This fall, at a Tedx conference organized in our community, Mark and I had the chance to meet with and hear a talk by Doug Melton — the Harvard professor who became a pioneer in the field of stem-cell biology when his son, and then his daughter, were diagnosed with type 1 diabetes. In April, Melton’s lab at Harvard’s Stem Cell Institute, where he is co-founding director, received a lot of attention for its discovery of betratrophin, a hormone that holds promise for the treatment of diabetes, especially type 2.
Talking with someone who knows so much about T1D on both a personal and a scientific level was fascinating, and Doug Melton gave us some insights that have been helpful as we have thought through Bisi’s care and diet. I told him how we had Bisi go gluten free when she was diagnosed, but that now that her honeymoon has waned we’re letting her eat things with gluten on special occasions. I have always had a hard time explaining the logic of the gluten-free decision to people—especially now that she’s no longer honeymooning, at least not as strongly as she was. (Our initial impetus was reading a study about a child who honeymooned for at least two years after going gluten-free.) But Melton helped give me the language to understand and visualize how going gluten free might be helpful biologically. He pointed out that the immune system of anyone with T1D is on high alert, because it has turned on itself and attacked the body’s beta cells. Gluten is also thought to provoke an inflammatory response—causing the immune system of someone like Bisi to go into even high gear. As Melton explained it, “Going gluten-free is kind of like putting an ice pack on a bruise; it calms the immune attack a bit.”

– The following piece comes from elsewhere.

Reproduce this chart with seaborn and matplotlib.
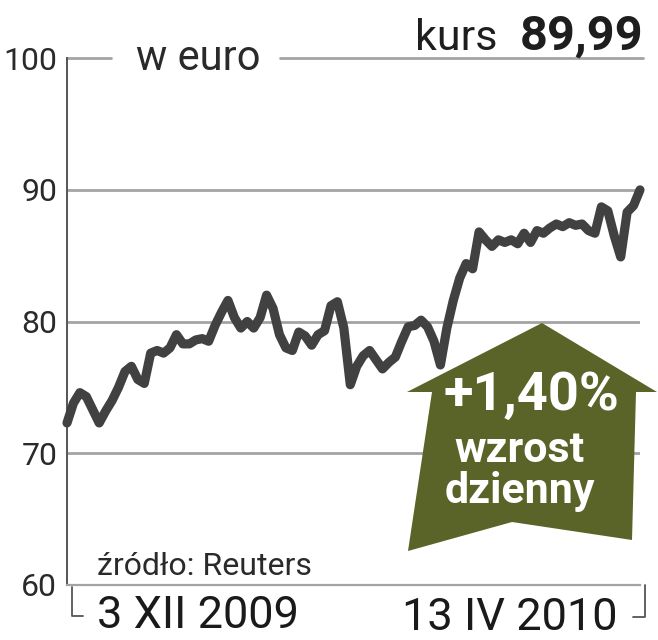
import matplotlib
matplotlib.use('Agg')
import matplotlib.pyplot as plt
from matplotlib.patches import Polygon
from matplotlib.lines import Line2D
import numpy as np
import pandas as pd
import seaborn as sns

# daily close, 3 XII 2009 .. 13 IV 2010 (w euro)
kurs = [72.3, 73.8, 74.6, 74.3, 73.3, 72.3, 73.2, 74.0, 75.0, 76.2,
        76.6, 75.6, 75.3, 77.6, 77.8, 77.6, 78.0, 79.0, 78.3, 78.3,
        78.6, 78.7, 78.5, 79.7, 80.7, 81.6, 80.3, 79.5, 80.0, 79.5,
        80.3, 82.0, 81.0, 79.0, 78.0, 77.8, 79.2, 78.9, 78.2, 79.0,
        79.3, 81.2, 81.5, 79.5, 75.2, 76.6, 77.4, 77.8, 77.1, 76.4,
        76.9, 77.3, 78.5, 79.6, 79.7, 80.1, 79.6, 78.5, 76.7, 79.5,
        81.6, 83.3, 84.4, 84.0, 86.8, 86.2, 85.7, 86.2, 86.0, 86.2,
        85.9, 86.7, 86.0, 86.9, 86.7, 87.1, 87.4, 87.2, 87.5, 87.3,
        87.4, 86.9, 86.7, 88.7, 88.4, 86.5, 84.9, 88.3, 88.8, 89.99]
y_ticks = [60, 70, 80, 90, 100]
y_labels = ['60', '70', '80', '90', '100']
date_start = '3 XII 2009'
date_end = '13 IV 2010'
last_price = '89,99'
change = '+1,40%'
unit = 'w euro'
source = 'źródło: Reuters'

LINE = '#414141'
GRID = '#a3a3a3'
OLIVE = '#5a6428'

sns.set_style('white')
plt.rcParams['font.family'] = ['Roboto', 'DejaVu Sans']

W, H = 658, 640
fig = plt.figure(figsize=(W / 100, H / 100), dpi=100)


def px(x, y):
    return x / W, 1 - y / H


ax = fig.add_axes([67 / W, (H - 585) / H, (640 - 67) / W, (585 - 58) / H])
df = pd.DataFrame({'dzien': np.arange(len(kurs)), 'kurs': kurs})
sns.lineplot(data=df, x='dzien', y='kurs', ax=ax, color=LINE, linewidth=6.6,
             solid_capstyle='round', solid_joinstyle='round', clip_on=False,
             zorder=3)
ax.set_xlim(0, len(kurs) - 1)
ax.set_ylim(60, 100)
ax.set_xlabel('')
ax.set_ylabel('')
ax.set_xticks([])
ax.set_yticks(y_ticks)
ax.set_yticklabels(y_labels, fontsize=23, color='#2a2a2a')
ax.tick_params(axis='y', length=0, pad=7)

for v in y_ticks[1:-1]:
    ax.axhline(v, color=GRID, lw=2, zorder=1)
# top gridline broken by the unit label
ax.axhline(100, xmin=0, xmax=(111 - 67) / 573, color=GRID, lw=2, clip_on=False)
ax.axhline(100, xmin=(280 - 67) / 573, xmax=1.005, color=GRID, lw=2, clip_on=False)

for s in ['top', 'right']:
    ax.spines[s].set_visible(False)
ax.spines['left'].set_color('#555555')
ax.spines['left'].set_linewidth(1.4)
ax.spines['bottom'].set_color(GRID)
ax.spines['bottom'].set_linewidth(1.6)

# brackets under the x axis
fig.add_artist(Line2D([72 / W, 72 / W, 83 / W], [1 - 587 / H, 1 - 616 / H, 1 - 616 / H],
                      color='#555555', lw=1.3))
fig.add_artist(Line2D([645 / W, 645 / W, 633 / W], [1 - 585 / H, 1 - 617 / H, 1 - 617 / H],
                      color='#555555', lw=1.3))

# texts
fig.text(*px(198, 58), unit, fontsize=30, color='#2a2a2a',
         ha='center', va='center')
fig.text(*px(497, 50), 'kurs', fontsize=31, color='#1e1e1e', ha='right',
         va='baseline')
fig.text(*px(643, 50), last_price, fontsize=35, color='#1e1e1e', ha='right',
         va='baseline', fontweight='bold')
fig.text(*px(97, 575), source, fontsize=23, color='#2a2a2a', ha='left',
         va='baseline')
fig.text(*px(97, 628), date_start, fontsize=32.5, color='#1a1a1a', ha='left',
         va='baseline')
fig.text(*px(618, 630), date_end, fontsize=32.5, color='#1a1a1a', ha='right',
         va='baseline')

# arrow badge
arrow_px = [(542, 323), (657, 392), (636, 392), (632, 540), (512, 522),
            (408, 551), (432, 392), (407, 392)]
fig.add_artist(Polygon([px(x, y) for x, y in arrow_px], closed=True,
                       facecolor=OLIVE, edgecolor='none',
                       transform=fig.transFigure, zorder=5))
fig.text(*px(531, 410), change, fontsize=39, fontweight='bold', color='white',
         ha='center', va='baseline', zorder=6)
fig.text(*px(520, 462), 'wzrost', fontsize=31, fontweight='bold', color='white',
         ha='center', va='baseline', zorder=6)
fig.text(*px(520, 503), 'dzienny', fontsize=31, fontweight='bold', color='white',
         ha='center', va='baseline', zorder=6)

fig.savefig('out.png', dpi=100, facecolor='white')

We also talked about Bisi’s honeymoon, and the fact that her insulin needs were extremely low for about a year. Melton’s response was that this was good news for her, since it meant that her immune system’s attack on her beta cells—though still ultimately successful—was relatively weak. I had never heard anyone talk about the diabetes immune attack in degrees before—only in black and white: that either your body attacks your beta cells or it doesn’t. So this was an interesting perspective on the potential variability of diabetes from one person to another.
And then we got to hear Melton give a talk about the work going on in his lab on stem cells and how it applies to type 1 diabetes. Below are some highlights. But take a look at the talk yourself—there’s much more to it than my summary here.
Melton spoke specifically about the power and potential of stem cells to create a new supply of beta cells to treat diabetes, though he pointed out that stem cells could be turned into many other types of cells to address many other types of diseases. “We are trying to take a cell and create mastery and dominion over it and make it become a pancreatic beta cell—make it do what we want,” he said.
As he pointed out, the drug industry has no incentive to cure type 1 diabetes. “From the drug industry perspective, insulin has become not a blockbuster drug—it’s beyond that. It’s a commodity. Twenty-five billion dollars worth a year is bought and sold and injected into people.” But someone whose children have T1D, and who is both fascinated by and has the capacity to understand—and maybe even influence—what is going on with diabetes at the cellular level: he has an incentive to try to cure this disease. “My project is relatively simple: instead of injecting yourself with insulin, why not give yourself the cells that make insulin and get rid of diabetes?”
Melton’s lab has spent the past decade trying to figure out the “molecular biography” of the beta cell, and he says they’re “in the red zone, almost over the goal line, in terms of making perfect cells.”
Of course, just having a new source for the cells will not stop the auto-immune attack, but Melton’s work (like that of Susan Bonner-Weir, who is also part of the Harvard Stem Cell Institute) at least shows us one potential path toward a cure.
Bisi sat in the aisle, trying unsuccessfully to take in a talk aimed for adults, but about a disease she knows intimately. Melton’s last image, though, was something Bisi could understand. It showed two stick figures, one with diabetes and a frown drawn on its face; another with a smiley face, representing life with normal blood sugar and no insulin injections, courtesy of an infusion of healthy beta cells. After seeing the sad-faced stick figure, Bisi turned to a friend sitting next to her and said, “That’s not how I look!” This is true, most of the time. But I think her smile will be even wider than it usually is when Melton and his team do cross that goal line.